Le cours de l’or reste solidement soutenu par les achats massifs et réguliers des banques centrales, qui y voient un rempart stratégique face aux déséquilibres globaux. L'argent, de son côté, fait preuve d’une résilience remarquable, malgré une pression vendeuse intense menée par les bullion banks. Le 8 juillet, celles-ci ont vendu l’équivalent de la moitié de la production annuelle mondiale sur les marchés à terme — sans parvenir à faire passer les cours sous les 36 $. Un échec symbolique, révélateur d’un changement profond dans l’élasticité du marché.
La résilience surprenante du cours de l’argent s’explique sans doute par la flambée spectaculaire du cuivre, déclenchée par l’annonce de nouveaux tarifs douaniers. Certains y voient un énième coup de bluff du président américain, mais les marchés à terme, eux, ont réagi avec force, propulsant les prix à des niveaux inédits. Ce déséquilibre accentue la pression sur les vendeurs à découvert, dont les marges de manœuvre s’amenuisent.

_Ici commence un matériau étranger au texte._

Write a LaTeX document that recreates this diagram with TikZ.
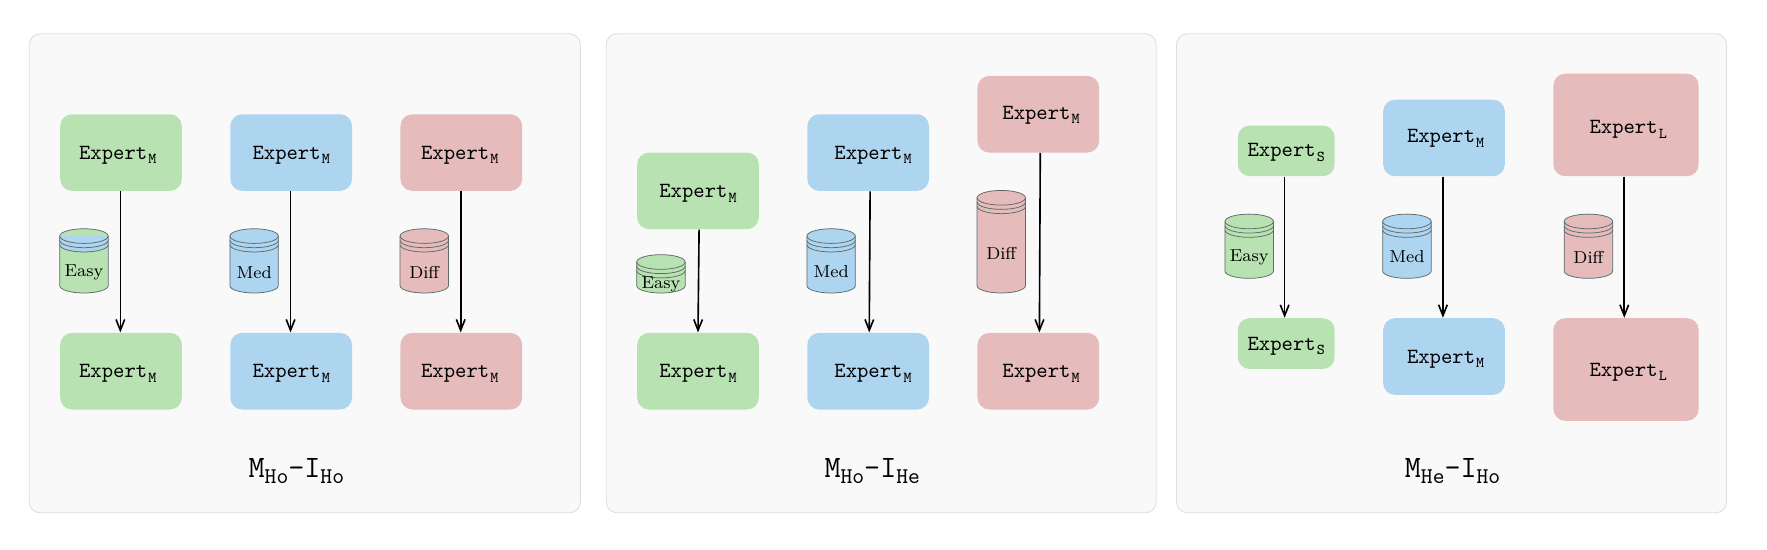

Les positions shorts sur l’argent deviennent de plus en plus intenables. Leur niveau reste historiquement élevé, alors même que le marché fait preuve d’une remarquable capacité d’absorption. Si la Fed devait opérer un pivot brutal — scénario désormais jugé inévitable après la démission attendue de Jerome Powell — un choc de baisse sur les taux viendrait s’ajouter à cette tension, ouvrant la voie à un possible short squeeze sur l’argent. Les opérateurs cherchant encore à contenir les cours pourraient se retrouver piégés dans un marché combinant reflux des taux réels, déficit physique structurel, et désormais politiquement polarisé.
Dans un tel environnement, parier contre l’argent relève moins de la stratégie que de l’inconscience.